Muse, sei megashow tra droni e rock (molto) hard

Sabato al Forum concerto perfetto. Il leader Bellamy: "La nostra musica ha tanti riflessi"

Muse, sei megashow tra droni e rock (molto) hard

Sei, dicesi sei, Forum di Assago uno dopo l'altro. Da sabato scorso a sabato prossimo. Un record. E se il cantante/chitarrista/leader Matthew Bellamy è «sorpreso» da questo successo, il pubblico sabato sera ha applaudito i suoi Muse come superstar, a dimostrazione che il rock ha ancora una grande capacità attrattiva su tutti, dal teenager in fregola di selfie al cinquantenne che nel volume alto ritrova il suono della propria adolescenza. «Il nostro show fa pensare qualcuno alla politica, qualcun altro al predominio della tecnologia, ci sono molte chiavi di lettura», dice Matt Bellamy poco prima di salire sul palco.

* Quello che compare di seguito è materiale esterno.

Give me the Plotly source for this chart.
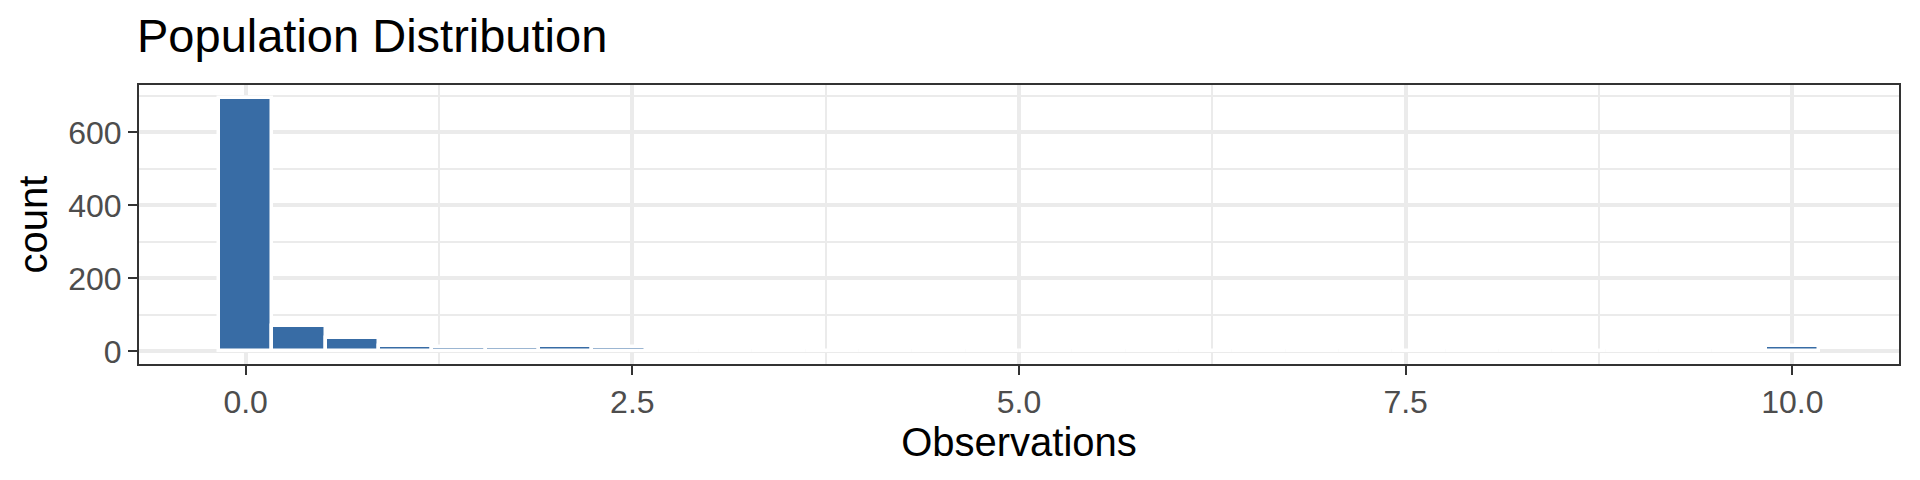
import plotly.graph_objects as go

# ---- data (histogram, 30 bins spanning 0..10) ----
data_min = 0.0
data_max = 10.0
n_bins = 30
counts = [695, 70, 37, 15, 13, 11, 15, 11,
          0, 0, 0, 0, 0, 0, 0, 0, 0, 0, 0, 1,
          1, 0, 1, 1, 0, 0, 1, 1, 1, 15]
x_tick_vals = [0.0, 2.5, 5.0, 7.5, 10.0]
x_tick_text = ["0.0", "2.5", "5.0", "7.5", "10.0"]
y_tick_vals = [0, 200, 400, 600]
y_tick_text = ["0", "200", "400", "600"]

title_text = "Population Distribution"
x_title = "Observations"
y_title = "count"

bin_width = (data_max - data_min) / (n_bins - 1)
centers = [data_min + i * bin_width for i in range(n_bins)]

# ggplot-style 5% expansion
x_lo, x_hi = data_min - bin_width / 2, data_max + bin_width / 2
x_pad = 0.05 * (x_hi - x_lo)
y_max = max(counts)
y_pad = 0.05 * y_max

FONT = "Liberation Sans, Arial, Helvetica, sans-serif"
GRID = "#EBEBEB"
DARK = "#333333"

fig = go.Figure()
fig.add_trace(go.Bar(
    x=centers, y=counts, width=bin_width,
    marker=dict(color="#386CA5", line=dict(color="white", width=3.5)),
    showlegend=False,
))

fig.update_layout(
    width=1920, height=480,
    margin=dict(l=139, r=21, t=85, b=116),
    paper_bgcolor="white", plot_bgcolor="white",
    font=dict(family=FONT, color="black"),
    title=dict(text=title_text, font=dict(size=47, color="black", family=FONT),
               xref="container", x=137/1920, xanchor="left",
               yref="container", y=1 - 19/480, yanchor="top"),
    bargap=0,
)
fig.update_xaxes(
    range=[x_lo - x_pad, x_hi + x_pad],
    tickvals=x_tick_vals, ticktext=x_tick_text,
    tickfont=dict(size=32, color="#4D4D4D", family=FONT),
    ticks="outside", ticklen=9, tickwidth=2, tickcolor=DARK,
    showline=True, mirror=True, linecolor=DARK, linewidth=2,
    showgrid=True, gridcolor=GRID, gridwidth=3.5,
    minor=dict(dtick=1.25, tick0=0, showgrid=True, gridcolor=GRID, gridwidth=1.8),
    zeroline=False, automargin=False,
    title=dict(text=x_title, font=dict(size=40, color="black", family=FONT), standoff=4),
)
fig.update_yaxes(
    range=[-y_pad, y_max + y_pad],
    tickvals=y_tick_vals, ticktext=y_tick_text,
    tickfont=dict(size=32, color="#4D4D4D", family=FONT),
    ticks="outside", ticklen=9, tickwidth=2, tickcolor=DARK,
    showline=True, mirror=True, linecolor=DARK, linewidth=2,
    showgrid=True, gridcolor=GRID, gridwidth=3.5,
    minor=dict(dtick=100, tick0=0, showgrid=True, gridcolor=GRID, gridwidth=1.8),
    zeroline=False, automargin=False,
    title=dict(text=y_title, font=dict(size=40, color="black", family=FONT), standoff=8),
)

fig.write_html("out.html", config={"displayModeBar": False},
               post_script="document.body.style.margin='0';document.body.style.overflow='hidden';")
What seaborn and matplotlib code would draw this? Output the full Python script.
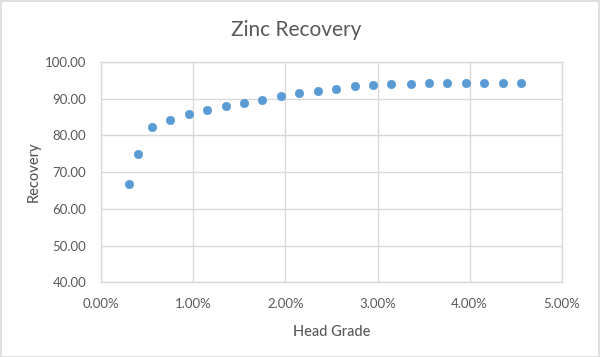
import matplotlib
matplotlib.use("Agg")
import matplotlib.pyplot as plt
import matplotlib.ticker as mticker
from matplotlib.patches import Rectangle
import seaborn as sns
import pandas as pd

# Data (head grade as fraction, recovery in %)
head_grade = [0.0030, 0.0040, 0.0055, 0.0075, 0.0095, 0.0115, 0.0135, 0.0155,
              0.0175, 0.0195, 0.0215, 0.0235, 0.0255, 0.0275, 0.0295, 0.0315,
              0.0336, 0.0356, 0.0376, 0.0396, 0.0416, 0.0436, 0.0456]
recovery = [66.8, 75.0, 82.3, 84.1, 85.7, 86.8, 88.0, 88.9, 89.7, 90.6, 91.4,
            92.1, 92.7, 93.3, 93.6, 93.9, 93.9, 94.1, 94.1, 94.1, 94.1, 94.1, 94.1]
x_ticks = [0.0, 0.01, 0.02, 0.03, 0.04, 0.05]
y_ticks = [40, 50, 60, 70, 80, 90, 100]

df = pd.DataFrame({"Head Grade": head_grade, "Recovery": recovery})

sns.set_theme(style="white")
plt.rcParams["font.family"] = ["Lato", "DejaVu Sans"]

text_color = "#595959"
grid_color = "#d9d9d9"

fig = plt.figure(figsize=(6.0, 3.57), dpi=100)
ax = fig.add_axes([0.169, 0.209, 0.767, 0.618])

sns.scatterplot(data=df, x="Head Grade", y="Recovery", ax=ax,
                color="#5B9BD5", edgecolor="#5B9BD5", s=36, linewidth=0.5,
                zorder=3)

ax.set_xlim(0, 0.05)
ax.set_ylim(40, 100)
ax.set_xticks(x_ticks)
ax.set_yticks(y_ticks)
ax.xaxis.set_major_formatter(mticker.FuncFormatter(lambda v, p: f"{v*100:.2f}%"))
ax.yaxis.set_major_formatter(mticker.FuncFormatter(lambda v, p: f"{v:.2f}"))

ax.grid(True, color=grid_color, linewidth=1)
ax.set_axisbelow(True)
for sp in ax.spines.values():
    sp.set_color(grid_color)
    sp.set_linewidth(1)

ax.tick_params(axis="both", length=0, labelsize=9.5, labelcolor=text_color)
ax.tick_params(axis="y", pad=11)
ax.tick_params(axis="x", pad=11)

ax.set_xlabel("Head Grade", fontsize=10.5, color=text_color, fontweight="medium", labelpad=11)
ax.set_ylabel("Recovery", fontsize=10.5, color=text_color, fontweight="medium", labelpad=3)
fig.suptitle("Zinc Recovery", x=0.493, y=0.945, fontsize=15, color=text_color)

fig.patches.append(Rectangle((0.001, 0.001), 0.998, 0.997, transform=fig.transFigure,
                             fill=False, edgecolor=grid_color, linewidth=1.2))

fig.savefig("out.png", dpi=100)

Qualche minuto dopo, otto droni radiocomandati calano sulla platea del Forum per celebrare il 61esimo concerto di un mastodontico tour mondiale di 80 date. Concerto potentissimo, con sonorità al limite del metal specialmente per l'accordatura della chitarra di Bellamy (molto vicina a quella di Tony Iommi dei Black Sabbath) e per il suono della batteria di Dominic Howard, senza dubbio ispirata da quella di Lars Ulrich dei Metallica ai tempi del Black Album. A far la differenza è il basso di Chris Wolstenholme, padre di sei figli e proprietario di un basso che spazia da quello di Geezer Butler (sempre Black Sabbath) fino a quello di Flea dei Red Hot Chili Peppers: «Il rock ci sarà sempre, altro che morto», dice precisando che «il pop vende più dischi ma dal vivo il vero evento è sempre rock».

Però il marchio di fabbrica di quello che è probabilmente lo show più visionario, cupo e potente degli ultimi anni sono la scenografia, perché il palco piazzato in mezzo al Forum ruota costantemente di 360 gradi, e l'istinto melodico che conquista un pubblico trasversale e che riesce a essere mainstream senza fare nessun compromesso con il mainstream: sono i Muse a dettare le regole, non i Muse a seguirle. Perciò, per oltre venti brani, loro raccontano in tre (con un tastierista/chitarrista nascosto nell'incavo di fianco alla batteria) la saga dell'uomo prigioniero, prima smarrito e poi vittorioso, di un sistema che controlla il pensiero servendosi, sfruttando, abusando della tecnologia. Ci sono i droni che, troppo poco utilizzati, spiovono sulle teste del pubblico. E c'è una navicella spia che, all'improvviso, gira guardinga intorno al palco. «Abbiamo lo stesso production manager dei Pink Floyd», spiega Bellamy ammettendo che «non sono molto influenzato da loro, ma ogni inglese è condizionato dalla teatralità del loro rock».

E in effetti questo trio raccoglie l'eredità di un rock molto più potente, meno virtuoso di quello dei Rush ma più digeribile di quello metal. Volendo, i Muse sono gli ultimi dei mohicani. Potendo, resteranno al top per tanto e tanto tempo ancora.